Speaking at a Jamaica Information Service (JIS) Think Tank on Friday (Nov. 23), Deputy Director of the Crop & Plant Protection Unit, Michelle Sherwood, said that since the start of October, the unit has detected a surge in the pest in the seven areas of the two parishes, which are usually affected.
These include Cross Keys in Manchester and Comma Pen and Bull Savannah in St. Elizabeth.
“In our last evaluation, which was done on November 8, we found that the population has gone above what we call an action threshold. In all seven areas, we saw that the numbers are of concern because it is increasing and it is now at a point where farmers are being called on to manage their areas properly,” she said.
The beet armyworm is a destructive pest that affects the production of onion and scallion. Farmers are being encouraged by the Ministry to adhere to the warning and to implement pest control measures in order to prevent any potential damage to their fields.
“In the past, the value of the outbreaks has reached as much as $140 million. If we act now we can avoid a repeat of previous outbreaks. We are asking farmers to work with us by taking the necessary actions that have been shared with them through our Rural Agricultural Development Authority (RADA) extension officers,” Ms. Sherwood advised.

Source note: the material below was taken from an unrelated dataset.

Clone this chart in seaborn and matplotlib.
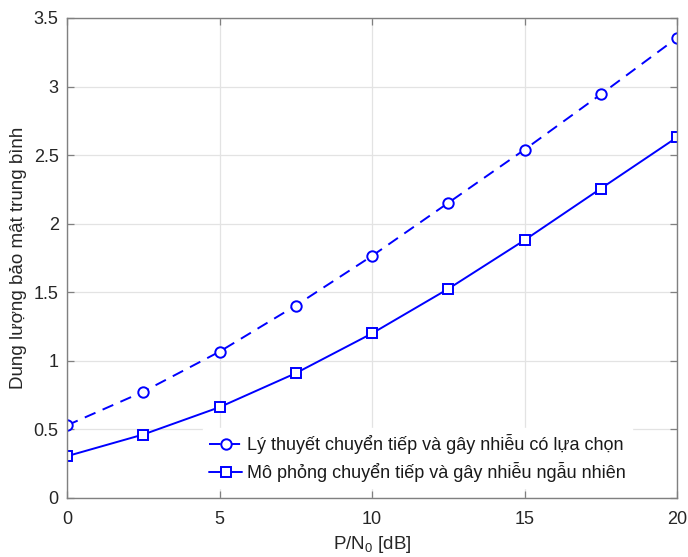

She is appealing to farmers in the affected areas to reach out to the relevant authorities if they need additional information about the management and monitoring of their fields.
“It is very important to check your fields and if you are not sure about the measures, contact your RADA officer or call us at 876-745-2960 and we will be able to assist you,” she urged.
As part of the pest management measures, the Ministry and RADA have been working closely with the Meteorological Service of Jamaica (Met Service) to forecast conditions that are favourable to the breeding of the beet armyworm.
“The main effort we have designed, together, is early detection so now we are able to intervene in the problem before it gets out of hand, which has happened in the past. With this new approach, we have been able to attack the problem before farmers even begin to realise that the damage has gone into a level of outbreak,” said Ms. Sherwood.
Head of the Met Service’s Climate Branch, Jacqueline Spence, told JIS News that the forecast for the next few months is for conditions that are favourable to the breeding of the pest.
“The current forecast from my office, starting in December going through to about March, is for above normal rainfall, which would mean more food for the beet armyworm pest,” she noted.